Since high school, he has honed his delivery and writing— and also organized amateur ice hockey events at the Wells Fargo Center in Philadelphia, the Santander Arena in Reading and the outdoor rink in Hershey. He’s the former president of Good Night, Good Hockey, a website he and some friends developed in 2016 that reports news of the Flyers, Lehigh Valley Phantoms,
Hershey Bears and Washington Capitals. The site takes its name from Hart’s closing catchphrase. Coyle left the site in January to write for Sons of Penn, a Flyers blog, while also working as a broadcasting intern for the Reading Royals, a Flyers affiliate in the East Coast Hockey League. At Temple, he’s the media director for the university’s ice hockey club team and the assistant sports director for WHIP student radio. Including his internship with Reading, Coyle will be accruing 18 credits in the fall.
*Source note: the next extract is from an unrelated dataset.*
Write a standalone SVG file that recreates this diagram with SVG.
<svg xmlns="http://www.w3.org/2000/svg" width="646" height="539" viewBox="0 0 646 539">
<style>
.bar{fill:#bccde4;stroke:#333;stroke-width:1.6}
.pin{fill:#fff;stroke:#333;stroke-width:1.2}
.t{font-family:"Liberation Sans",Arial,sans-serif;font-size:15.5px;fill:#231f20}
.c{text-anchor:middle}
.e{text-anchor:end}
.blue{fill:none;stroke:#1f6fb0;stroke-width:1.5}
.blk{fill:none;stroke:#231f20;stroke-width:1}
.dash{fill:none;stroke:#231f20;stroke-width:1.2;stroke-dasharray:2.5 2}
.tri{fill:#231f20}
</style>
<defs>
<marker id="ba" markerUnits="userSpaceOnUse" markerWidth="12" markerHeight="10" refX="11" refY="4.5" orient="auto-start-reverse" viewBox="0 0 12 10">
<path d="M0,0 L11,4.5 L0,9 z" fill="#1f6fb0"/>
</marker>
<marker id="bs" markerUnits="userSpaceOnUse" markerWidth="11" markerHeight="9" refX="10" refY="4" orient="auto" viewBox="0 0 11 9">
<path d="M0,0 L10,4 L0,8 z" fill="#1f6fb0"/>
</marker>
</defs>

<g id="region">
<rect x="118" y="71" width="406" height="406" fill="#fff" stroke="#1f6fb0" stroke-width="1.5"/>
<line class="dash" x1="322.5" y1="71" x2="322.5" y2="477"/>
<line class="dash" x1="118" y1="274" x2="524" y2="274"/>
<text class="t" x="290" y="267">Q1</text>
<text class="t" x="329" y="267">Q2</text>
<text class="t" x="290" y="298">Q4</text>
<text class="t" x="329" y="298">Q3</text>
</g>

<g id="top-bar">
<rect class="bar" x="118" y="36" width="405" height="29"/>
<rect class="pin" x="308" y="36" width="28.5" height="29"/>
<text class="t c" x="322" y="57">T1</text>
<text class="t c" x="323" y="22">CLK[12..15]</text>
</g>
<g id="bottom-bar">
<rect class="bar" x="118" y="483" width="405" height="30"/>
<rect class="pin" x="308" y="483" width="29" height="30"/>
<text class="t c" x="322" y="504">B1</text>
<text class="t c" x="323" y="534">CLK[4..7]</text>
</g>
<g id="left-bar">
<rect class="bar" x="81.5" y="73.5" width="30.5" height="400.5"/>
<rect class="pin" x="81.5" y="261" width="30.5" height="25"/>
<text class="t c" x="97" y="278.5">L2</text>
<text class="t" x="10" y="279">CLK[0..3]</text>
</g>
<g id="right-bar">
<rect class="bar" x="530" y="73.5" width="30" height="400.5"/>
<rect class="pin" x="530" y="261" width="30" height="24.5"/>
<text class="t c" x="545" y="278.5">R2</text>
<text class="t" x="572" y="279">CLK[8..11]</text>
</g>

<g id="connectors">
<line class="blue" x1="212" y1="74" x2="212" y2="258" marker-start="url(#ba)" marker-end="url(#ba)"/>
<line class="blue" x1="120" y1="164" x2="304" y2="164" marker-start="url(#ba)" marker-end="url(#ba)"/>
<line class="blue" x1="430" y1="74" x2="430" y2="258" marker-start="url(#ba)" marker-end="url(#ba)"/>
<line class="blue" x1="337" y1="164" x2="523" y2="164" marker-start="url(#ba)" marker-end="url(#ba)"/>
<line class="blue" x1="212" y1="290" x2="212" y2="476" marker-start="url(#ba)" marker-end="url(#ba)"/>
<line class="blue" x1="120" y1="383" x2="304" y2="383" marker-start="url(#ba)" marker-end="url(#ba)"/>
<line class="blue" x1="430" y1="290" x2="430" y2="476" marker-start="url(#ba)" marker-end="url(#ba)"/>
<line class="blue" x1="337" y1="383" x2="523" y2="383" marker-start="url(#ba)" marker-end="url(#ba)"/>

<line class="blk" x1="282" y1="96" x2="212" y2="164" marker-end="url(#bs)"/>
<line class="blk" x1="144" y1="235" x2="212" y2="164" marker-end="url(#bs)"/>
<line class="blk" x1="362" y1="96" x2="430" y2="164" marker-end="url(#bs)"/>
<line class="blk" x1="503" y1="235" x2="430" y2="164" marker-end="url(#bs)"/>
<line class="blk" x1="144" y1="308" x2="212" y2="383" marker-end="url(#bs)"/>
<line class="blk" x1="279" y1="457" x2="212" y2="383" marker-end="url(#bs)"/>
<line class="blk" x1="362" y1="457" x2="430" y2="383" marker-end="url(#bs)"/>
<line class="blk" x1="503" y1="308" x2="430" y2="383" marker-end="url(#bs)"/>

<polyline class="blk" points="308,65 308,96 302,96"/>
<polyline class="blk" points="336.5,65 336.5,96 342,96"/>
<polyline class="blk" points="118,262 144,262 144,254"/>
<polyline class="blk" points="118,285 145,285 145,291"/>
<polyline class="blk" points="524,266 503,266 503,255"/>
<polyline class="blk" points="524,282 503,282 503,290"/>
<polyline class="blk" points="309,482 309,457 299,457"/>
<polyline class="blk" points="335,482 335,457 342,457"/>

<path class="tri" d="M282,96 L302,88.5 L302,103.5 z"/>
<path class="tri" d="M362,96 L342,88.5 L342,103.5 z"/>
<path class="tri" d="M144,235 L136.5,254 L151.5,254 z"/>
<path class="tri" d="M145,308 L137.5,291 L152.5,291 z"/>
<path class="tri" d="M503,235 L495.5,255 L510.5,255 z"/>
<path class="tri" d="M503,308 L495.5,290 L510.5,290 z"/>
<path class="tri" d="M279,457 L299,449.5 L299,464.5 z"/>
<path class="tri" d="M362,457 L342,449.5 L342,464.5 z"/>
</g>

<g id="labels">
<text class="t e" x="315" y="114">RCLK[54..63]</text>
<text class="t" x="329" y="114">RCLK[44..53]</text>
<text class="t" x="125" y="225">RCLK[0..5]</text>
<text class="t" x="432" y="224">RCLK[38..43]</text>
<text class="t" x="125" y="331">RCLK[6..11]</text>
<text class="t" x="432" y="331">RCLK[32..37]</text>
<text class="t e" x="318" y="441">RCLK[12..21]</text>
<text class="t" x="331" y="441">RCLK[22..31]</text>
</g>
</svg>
The Hart family selected Coyle among three “highly motivated,” high GPA finalists who have been “proving themselves as budding sports broadcast journalists,” according to an email from journalism Professor Laurence Roy Stains.
The $10,000 scholarship is awarded to a Klein College student one year and a Boyer College of Music student the next (Gene Hart reportedly was a huge opera fan). Coyle, a first-generation college student, said the money means he won’t need a loan for the fall semester and adds he’s honored to have won a scholarship named after the voice of the Flyers.
Professor Stains informed him about the scholarship on the very day Coyle and 27 other coworkers learned their temporary summer jobs would end sooner than promised. Another opportunity arrived the next day, when Coyle learned the sports channel Eleven Sports wanted coverage of the Mid-Atlantic Regional Junior NBA World Championship Tournament in King of Prussia.
“It threw me onto the fire,” he said about the assignment reporting 14 basketball games over the three-day tournament in June.